Introduction

Introduction

Local investing groups are driven by a common inspiration to put money to work for the mutual benefit of investors, the local businesses they invest in, and the community as a whole. They can be an important force in driving local economic development, effectively mobilizing millions of dollars out of traditional “Wall Street” investments and into local small businesses. The local multiplier effect of dollars being invested locally, and then spent many times over, illustrates how local investing groups can help enliven a whole community and enhance its prosperity.

The most effective groups form collaborative relationships with a wide variety of players in their local communities, including people in business, banking, economic development, nonprofits, government, media, higher education, and more. The easiest way to form a local investing group is to organize as a club or network. For those who are ready to take local investing to the next level, Community Investment Funds are an emerging structure to aggregate larger amounts of community capital for bigger and more long-lasting impact, and they often include some form of professional or formal management. Each structure has its benefits, as we’ll outline below.There are two main types of local investing groups. Local investing clubs are groups of investors that pool their money and make collective investing decisions, while local investing networks are groups of people that do not pool their money and make their own independent investing decisions. Since they pool their money in what is essentially an investment partnership, investment clubs are marginally more costly and complex to manage, because they must manage and account for the club’s money, file tax returns, and deal with partnership and investment legal issues. Many local investing clubs have aspects of networks, with some members making their own separate local investments on the side, and these groups can be considered hybrids. Among networks, there are two different approaches to membership: members-only networks, and open networks which have defined leaders, but not defined members (for example, an open network’s “membership” could be loosely comprised of everyone on an email list that attends group events). In this guide, and on this site, we refer to local investing groups to include all types: clubs, networks, and hybrids. “Peer-to-peer local lending networks” and variants on that term are other names for local investing networks that focus on making loans rather than a variety of investment types.

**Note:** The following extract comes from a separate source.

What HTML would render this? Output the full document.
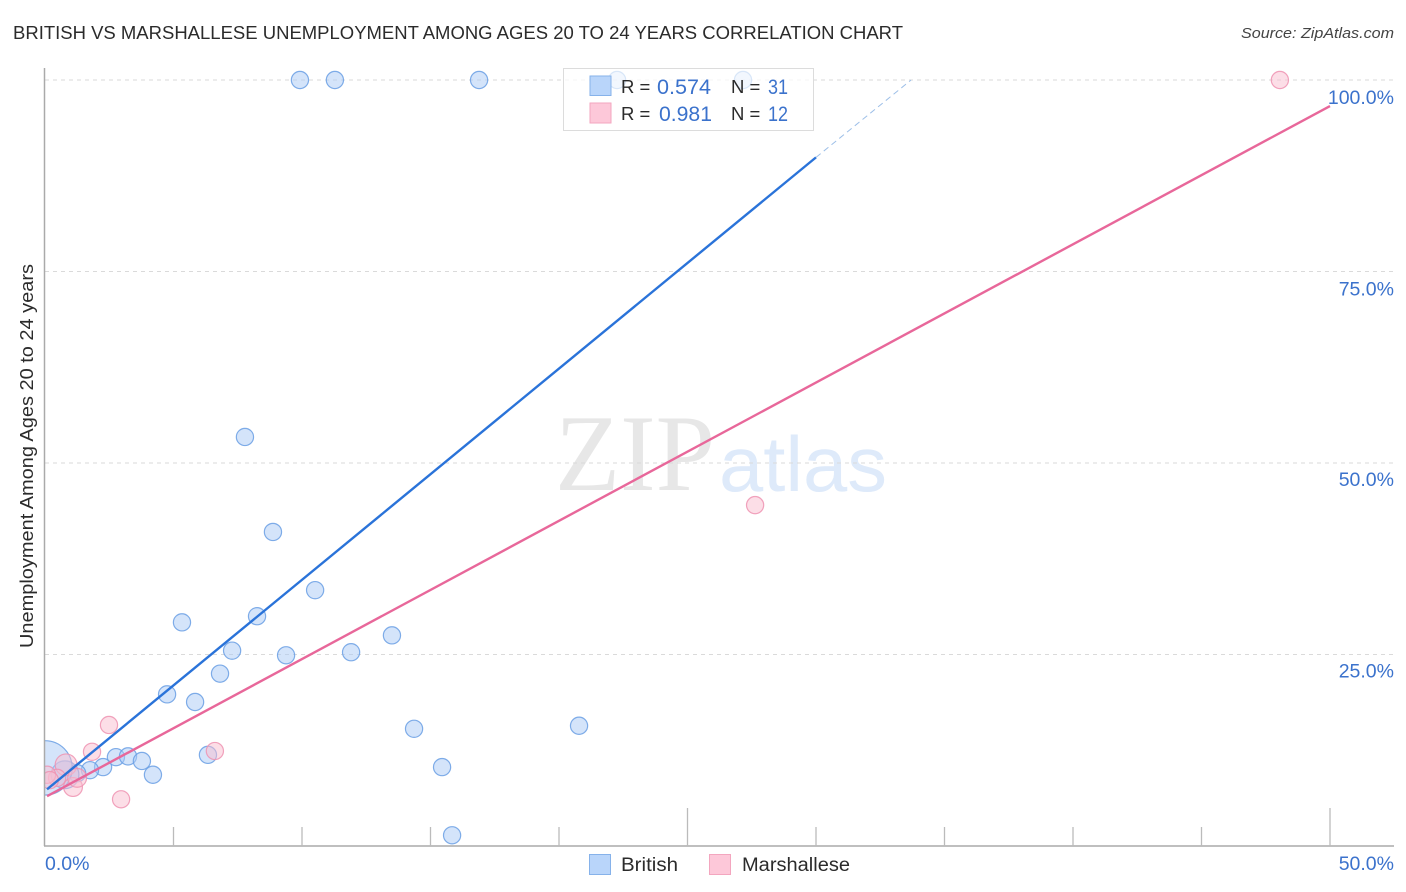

Of course, there are many challenges involved with organizing local investing groups; this guide will address the primary ones, and our Investing Locally forum is the place to seek help with any others that may arise. As with any group, a local investing group must be able to organize and govern itself, usually on a volunteer basis. Its members often organize and host community outreach events and Local Business Showcases; both are educational networking events that are intended to grow the group’s membership and facilitate connections between local investors, business people, and other community members. In order to be effective, groups and their members must maintain a good reputation and draw support and trust from many parts of the community. Finally, to a reasonable extent, the group must be able to navigate federal and state securities laws and regulations for itself, its members, and indirectly, the local businesses that work with the group.

Local investment groups have become much more common in the last decade. Slow Money, a nonprofit, has inspired the creation of local investing groups around the country that focus on food system investments. Other pioneering groups like the Local Investing Opportunities Network (LION) of East Jefferson County, WA began with a more broad focus on all types of local investments. Collectively, these groups have experimented with different models, including networks, clubs, and hybrids. They have worked hard to improve conditions for local businesses, build quality relationships within their communities, navigate the legal issues, and recruit many new local investors to their cause. As a whole, they have had considerable success at facilitating investments in local small businesses, many of which would not exist, or be thriving, without them. This guide is intended to make the best of their accumulated wisdom available to you.

To hear what it’s like to start and operate a local investing group, watch the following video interviews with leaders of two productive and accomplished local investing groups: Judith Culver of the Whatcom Investing Network (WIN) and Deborah Stinson of LION. They share the stories of how their groups were started and grew, the challenges they overcame, and the benefits their groups have brought to their communities.

By way of comparison, angel groups are another kind of local investing organization. They are comprised exclusively of accredited, or high net worth, investors, and they typically focus on high risk, high growth venture capital investments. Local investing groups, on the other hand, usually include unaccredited members, and they tend to make more conservative local investments, such as loans. Angel groups don’t always have a requirement to invest locally, though most prefer to do so. Some angel groups will hire professional investment managers and outsource their research process, while local investing groups don’t. It’s important to know that businesses that choose to raise money exclusively from angel groups and accredited investors generally have simpler and clearer (and therefore, less expensive) legal and regulatory requirements than businesses that choose to engage with regular, unaccredited investors. Because of this, and the simple fact that accredited investors have more investable money to begin with, angel groups are generally more attractive to businesses that fit the high growth business model that angels typically seek. However, many profitable local small businesses do not fit this model, and many business owners do not want to raise money exclusively from wealthy investors, as they see a greater value in engaging with their broader community. Local investing groups can play an important role in financing these kinds of local businesses, which is why this guide focuses on local investing groups that are not structured as accredited-only groups. Accredited-only local investing groups may wish to consult some of the extensive online accredited-only resources, such as the Angel Capital Association website.